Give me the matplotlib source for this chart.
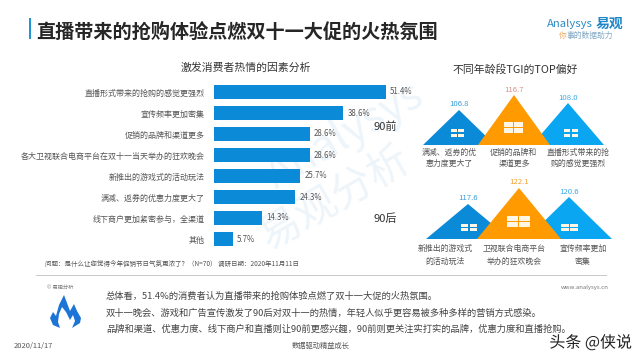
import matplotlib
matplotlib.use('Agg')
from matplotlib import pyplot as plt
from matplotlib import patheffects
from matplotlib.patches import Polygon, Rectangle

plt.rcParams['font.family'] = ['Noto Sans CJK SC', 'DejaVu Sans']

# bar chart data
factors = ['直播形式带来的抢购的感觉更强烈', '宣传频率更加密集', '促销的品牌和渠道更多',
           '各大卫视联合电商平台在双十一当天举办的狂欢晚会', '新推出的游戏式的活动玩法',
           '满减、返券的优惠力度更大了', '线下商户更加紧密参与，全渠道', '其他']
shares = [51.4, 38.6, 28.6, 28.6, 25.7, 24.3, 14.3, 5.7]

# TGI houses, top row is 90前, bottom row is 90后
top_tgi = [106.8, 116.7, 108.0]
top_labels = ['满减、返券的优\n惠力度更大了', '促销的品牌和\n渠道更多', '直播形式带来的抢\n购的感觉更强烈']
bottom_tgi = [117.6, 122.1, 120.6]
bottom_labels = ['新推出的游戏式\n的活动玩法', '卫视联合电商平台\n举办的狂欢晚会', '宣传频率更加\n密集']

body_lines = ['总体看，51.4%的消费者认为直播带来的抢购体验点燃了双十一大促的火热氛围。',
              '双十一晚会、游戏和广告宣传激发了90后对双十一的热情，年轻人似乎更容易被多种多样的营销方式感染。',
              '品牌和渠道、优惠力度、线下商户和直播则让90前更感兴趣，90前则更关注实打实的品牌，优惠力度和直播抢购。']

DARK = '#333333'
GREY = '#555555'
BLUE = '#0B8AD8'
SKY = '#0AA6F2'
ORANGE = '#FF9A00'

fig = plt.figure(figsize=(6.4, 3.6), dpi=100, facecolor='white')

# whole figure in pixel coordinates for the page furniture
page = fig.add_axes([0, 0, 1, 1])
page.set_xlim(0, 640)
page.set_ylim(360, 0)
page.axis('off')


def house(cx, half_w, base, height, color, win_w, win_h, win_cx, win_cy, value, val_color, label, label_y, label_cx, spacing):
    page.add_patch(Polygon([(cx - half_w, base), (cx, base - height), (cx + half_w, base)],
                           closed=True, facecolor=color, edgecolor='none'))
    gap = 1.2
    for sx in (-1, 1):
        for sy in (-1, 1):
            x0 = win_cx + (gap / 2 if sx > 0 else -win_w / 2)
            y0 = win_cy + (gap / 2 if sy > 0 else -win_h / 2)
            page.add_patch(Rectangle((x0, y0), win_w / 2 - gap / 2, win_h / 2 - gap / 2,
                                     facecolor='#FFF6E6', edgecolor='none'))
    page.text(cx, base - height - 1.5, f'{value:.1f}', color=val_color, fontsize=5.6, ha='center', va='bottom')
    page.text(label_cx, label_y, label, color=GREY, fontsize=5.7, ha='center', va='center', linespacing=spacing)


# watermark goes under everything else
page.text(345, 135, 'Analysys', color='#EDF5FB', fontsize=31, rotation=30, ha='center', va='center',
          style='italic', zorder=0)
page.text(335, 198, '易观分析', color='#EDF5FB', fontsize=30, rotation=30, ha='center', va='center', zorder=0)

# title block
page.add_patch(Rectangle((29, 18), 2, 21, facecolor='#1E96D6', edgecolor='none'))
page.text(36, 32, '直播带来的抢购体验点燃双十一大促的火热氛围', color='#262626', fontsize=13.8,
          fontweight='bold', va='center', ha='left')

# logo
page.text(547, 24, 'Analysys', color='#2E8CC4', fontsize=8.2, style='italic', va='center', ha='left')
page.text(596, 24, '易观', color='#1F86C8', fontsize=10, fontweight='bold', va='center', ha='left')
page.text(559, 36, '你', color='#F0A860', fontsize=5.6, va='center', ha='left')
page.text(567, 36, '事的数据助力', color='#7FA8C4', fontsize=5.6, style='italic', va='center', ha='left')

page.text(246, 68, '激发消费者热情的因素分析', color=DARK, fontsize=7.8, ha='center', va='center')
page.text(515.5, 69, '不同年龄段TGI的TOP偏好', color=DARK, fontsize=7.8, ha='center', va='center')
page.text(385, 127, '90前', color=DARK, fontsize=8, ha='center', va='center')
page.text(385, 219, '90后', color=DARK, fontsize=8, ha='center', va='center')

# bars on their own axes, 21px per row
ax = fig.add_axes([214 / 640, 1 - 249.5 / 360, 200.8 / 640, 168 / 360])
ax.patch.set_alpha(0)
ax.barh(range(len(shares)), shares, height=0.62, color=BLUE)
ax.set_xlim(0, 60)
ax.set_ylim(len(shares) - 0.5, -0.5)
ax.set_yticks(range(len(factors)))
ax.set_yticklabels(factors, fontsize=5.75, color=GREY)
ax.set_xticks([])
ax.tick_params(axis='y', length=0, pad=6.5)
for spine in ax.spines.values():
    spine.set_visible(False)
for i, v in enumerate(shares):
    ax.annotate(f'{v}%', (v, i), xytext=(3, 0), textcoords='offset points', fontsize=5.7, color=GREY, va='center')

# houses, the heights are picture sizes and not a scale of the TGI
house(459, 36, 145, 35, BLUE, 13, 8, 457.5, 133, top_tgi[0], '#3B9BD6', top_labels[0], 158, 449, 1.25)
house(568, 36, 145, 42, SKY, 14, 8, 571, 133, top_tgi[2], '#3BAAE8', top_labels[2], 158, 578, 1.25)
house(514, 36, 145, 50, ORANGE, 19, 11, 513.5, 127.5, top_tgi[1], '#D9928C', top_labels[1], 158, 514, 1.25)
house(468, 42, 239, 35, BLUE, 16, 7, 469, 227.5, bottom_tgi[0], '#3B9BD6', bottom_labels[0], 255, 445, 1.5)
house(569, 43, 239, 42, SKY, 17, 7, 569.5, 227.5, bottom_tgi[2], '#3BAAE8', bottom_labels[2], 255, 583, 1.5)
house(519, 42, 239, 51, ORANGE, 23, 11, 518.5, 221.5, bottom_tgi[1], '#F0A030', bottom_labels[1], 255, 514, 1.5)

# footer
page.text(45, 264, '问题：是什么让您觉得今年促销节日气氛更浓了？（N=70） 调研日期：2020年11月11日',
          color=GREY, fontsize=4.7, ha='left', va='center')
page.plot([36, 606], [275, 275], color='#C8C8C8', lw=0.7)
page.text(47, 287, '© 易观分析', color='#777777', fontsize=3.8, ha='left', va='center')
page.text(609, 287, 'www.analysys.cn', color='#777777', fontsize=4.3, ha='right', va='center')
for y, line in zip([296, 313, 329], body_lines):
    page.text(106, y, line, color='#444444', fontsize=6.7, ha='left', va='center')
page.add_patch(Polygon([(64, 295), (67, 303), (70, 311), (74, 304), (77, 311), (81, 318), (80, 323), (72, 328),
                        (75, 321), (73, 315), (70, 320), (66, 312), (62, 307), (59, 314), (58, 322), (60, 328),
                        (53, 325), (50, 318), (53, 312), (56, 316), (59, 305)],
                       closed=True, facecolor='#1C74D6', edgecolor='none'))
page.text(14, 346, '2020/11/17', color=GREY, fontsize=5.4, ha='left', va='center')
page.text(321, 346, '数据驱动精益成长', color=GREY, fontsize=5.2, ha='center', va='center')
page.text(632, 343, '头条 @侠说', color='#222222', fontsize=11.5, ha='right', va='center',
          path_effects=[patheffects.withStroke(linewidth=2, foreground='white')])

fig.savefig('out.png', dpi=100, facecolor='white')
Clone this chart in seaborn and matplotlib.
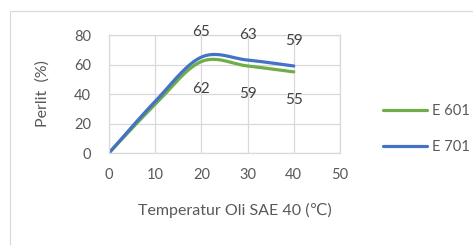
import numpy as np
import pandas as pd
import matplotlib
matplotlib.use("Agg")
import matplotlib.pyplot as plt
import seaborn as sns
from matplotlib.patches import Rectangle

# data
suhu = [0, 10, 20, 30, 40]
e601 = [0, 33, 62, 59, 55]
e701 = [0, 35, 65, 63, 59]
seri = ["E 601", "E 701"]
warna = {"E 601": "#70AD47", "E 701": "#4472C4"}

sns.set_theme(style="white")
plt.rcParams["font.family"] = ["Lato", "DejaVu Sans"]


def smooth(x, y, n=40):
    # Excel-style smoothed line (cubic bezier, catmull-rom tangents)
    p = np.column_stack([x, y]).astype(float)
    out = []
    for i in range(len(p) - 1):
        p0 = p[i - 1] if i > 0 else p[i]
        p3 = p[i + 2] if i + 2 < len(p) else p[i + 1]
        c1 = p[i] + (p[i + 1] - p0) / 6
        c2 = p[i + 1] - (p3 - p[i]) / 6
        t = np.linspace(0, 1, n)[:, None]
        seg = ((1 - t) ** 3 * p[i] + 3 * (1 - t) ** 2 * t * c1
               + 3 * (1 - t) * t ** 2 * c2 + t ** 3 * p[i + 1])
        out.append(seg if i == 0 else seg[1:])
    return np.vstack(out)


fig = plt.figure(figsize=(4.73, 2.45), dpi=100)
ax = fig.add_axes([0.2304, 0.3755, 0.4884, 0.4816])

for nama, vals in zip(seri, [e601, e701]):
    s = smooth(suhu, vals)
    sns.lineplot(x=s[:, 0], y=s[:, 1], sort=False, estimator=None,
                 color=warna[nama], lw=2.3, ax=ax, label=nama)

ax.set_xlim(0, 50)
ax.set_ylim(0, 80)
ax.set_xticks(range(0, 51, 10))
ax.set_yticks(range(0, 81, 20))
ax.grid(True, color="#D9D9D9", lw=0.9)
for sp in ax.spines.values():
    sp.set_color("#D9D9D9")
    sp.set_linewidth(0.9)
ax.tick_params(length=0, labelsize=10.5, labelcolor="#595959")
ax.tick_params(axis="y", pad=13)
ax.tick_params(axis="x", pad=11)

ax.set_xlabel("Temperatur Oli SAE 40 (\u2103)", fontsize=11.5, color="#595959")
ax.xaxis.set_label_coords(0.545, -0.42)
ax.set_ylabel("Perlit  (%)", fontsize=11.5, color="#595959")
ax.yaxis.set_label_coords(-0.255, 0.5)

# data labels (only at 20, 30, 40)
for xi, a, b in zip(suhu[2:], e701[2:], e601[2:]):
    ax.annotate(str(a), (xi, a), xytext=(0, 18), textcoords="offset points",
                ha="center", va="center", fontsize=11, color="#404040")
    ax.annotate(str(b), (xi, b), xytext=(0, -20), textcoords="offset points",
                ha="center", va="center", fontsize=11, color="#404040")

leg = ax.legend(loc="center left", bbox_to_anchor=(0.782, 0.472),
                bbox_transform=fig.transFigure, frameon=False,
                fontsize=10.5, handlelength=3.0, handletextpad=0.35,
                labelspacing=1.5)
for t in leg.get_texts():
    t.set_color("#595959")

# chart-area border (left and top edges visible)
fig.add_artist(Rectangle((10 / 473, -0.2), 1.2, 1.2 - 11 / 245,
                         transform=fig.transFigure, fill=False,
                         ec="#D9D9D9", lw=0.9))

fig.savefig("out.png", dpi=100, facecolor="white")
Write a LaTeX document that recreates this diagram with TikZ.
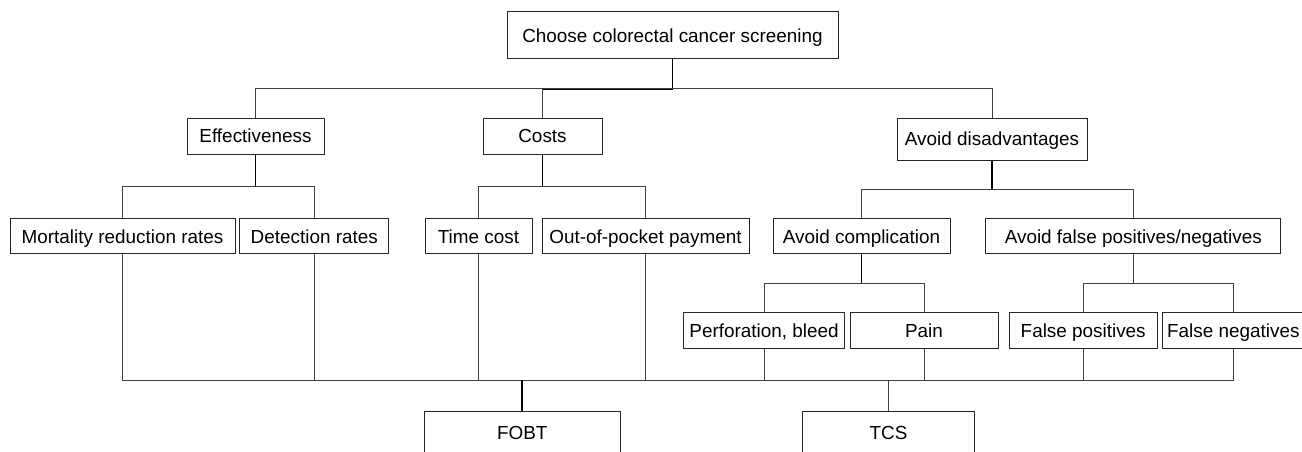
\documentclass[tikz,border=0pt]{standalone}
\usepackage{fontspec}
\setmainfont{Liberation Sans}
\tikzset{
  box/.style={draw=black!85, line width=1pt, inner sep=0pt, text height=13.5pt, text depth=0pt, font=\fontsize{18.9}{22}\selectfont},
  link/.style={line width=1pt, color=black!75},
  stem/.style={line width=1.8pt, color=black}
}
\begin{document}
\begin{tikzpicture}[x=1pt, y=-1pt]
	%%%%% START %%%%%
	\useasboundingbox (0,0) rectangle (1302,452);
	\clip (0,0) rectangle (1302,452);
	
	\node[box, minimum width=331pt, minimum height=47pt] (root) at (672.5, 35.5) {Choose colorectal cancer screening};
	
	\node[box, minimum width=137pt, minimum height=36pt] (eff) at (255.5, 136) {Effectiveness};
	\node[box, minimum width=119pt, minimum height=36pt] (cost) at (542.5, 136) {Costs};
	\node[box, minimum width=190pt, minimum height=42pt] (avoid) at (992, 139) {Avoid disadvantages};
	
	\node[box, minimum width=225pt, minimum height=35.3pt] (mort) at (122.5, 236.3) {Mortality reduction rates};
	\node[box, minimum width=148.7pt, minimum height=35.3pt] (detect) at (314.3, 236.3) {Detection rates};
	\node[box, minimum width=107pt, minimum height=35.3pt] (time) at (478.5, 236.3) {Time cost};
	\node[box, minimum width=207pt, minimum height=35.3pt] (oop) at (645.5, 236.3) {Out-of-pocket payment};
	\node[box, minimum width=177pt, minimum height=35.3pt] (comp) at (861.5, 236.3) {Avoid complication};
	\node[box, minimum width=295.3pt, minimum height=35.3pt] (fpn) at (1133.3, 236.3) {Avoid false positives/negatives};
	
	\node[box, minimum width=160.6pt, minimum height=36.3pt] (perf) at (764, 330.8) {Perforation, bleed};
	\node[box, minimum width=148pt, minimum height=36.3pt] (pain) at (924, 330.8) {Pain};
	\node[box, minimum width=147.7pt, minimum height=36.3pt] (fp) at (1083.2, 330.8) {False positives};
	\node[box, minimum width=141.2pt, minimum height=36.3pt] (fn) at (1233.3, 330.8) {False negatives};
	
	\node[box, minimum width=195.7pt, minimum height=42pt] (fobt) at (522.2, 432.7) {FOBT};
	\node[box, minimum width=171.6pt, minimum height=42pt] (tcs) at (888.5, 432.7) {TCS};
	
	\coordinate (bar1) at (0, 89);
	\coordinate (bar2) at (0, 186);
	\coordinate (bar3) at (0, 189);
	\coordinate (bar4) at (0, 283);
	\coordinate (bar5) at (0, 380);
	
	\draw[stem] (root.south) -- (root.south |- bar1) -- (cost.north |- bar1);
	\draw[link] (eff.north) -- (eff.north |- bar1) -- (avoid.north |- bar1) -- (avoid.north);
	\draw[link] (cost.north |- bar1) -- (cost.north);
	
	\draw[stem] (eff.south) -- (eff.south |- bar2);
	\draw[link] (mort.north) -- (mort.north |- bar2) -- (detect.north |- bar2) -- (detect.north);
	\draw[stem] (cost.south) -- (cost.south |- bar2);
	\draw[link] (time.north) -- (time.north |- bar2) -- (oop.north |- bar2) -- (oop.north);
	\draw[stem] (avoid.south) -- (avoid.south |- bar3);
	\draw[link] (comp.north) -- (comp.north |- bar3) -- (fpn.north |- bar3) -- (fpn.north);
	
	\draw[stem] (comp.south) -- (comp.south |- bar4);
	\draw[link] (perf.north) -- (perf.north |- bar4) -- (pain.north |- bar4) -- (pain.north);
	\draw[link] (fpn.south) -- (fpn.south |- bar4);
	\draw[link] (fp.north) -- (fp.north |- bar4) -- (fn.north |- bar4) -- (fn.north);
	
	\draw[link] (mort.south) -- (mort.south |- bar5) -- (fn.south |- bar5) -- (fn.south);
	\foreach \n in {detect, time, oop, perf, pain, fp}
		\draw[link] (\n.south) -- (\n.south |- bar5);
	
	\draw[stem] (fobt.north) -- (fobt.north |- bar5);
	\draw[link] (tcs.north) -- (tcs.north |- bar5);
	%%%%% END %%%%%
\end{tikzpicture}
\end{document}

• **Required work**
Exactly the lines from the one with "Clone this chart in seaborn and matplotlib." through the one with "from matplotlib.patches import Rectangle" are to be reproduced, and no pictures with them.

• **Answer in full**
Clone this chart in seaborn and matplotlib.
import numpy as np
import pandas as pd
import matplotlib
matplotlib.use("Agg")
import matplotlib.pyplot as plt
import seaborn as sns
from matplotlib.patches import Rectangle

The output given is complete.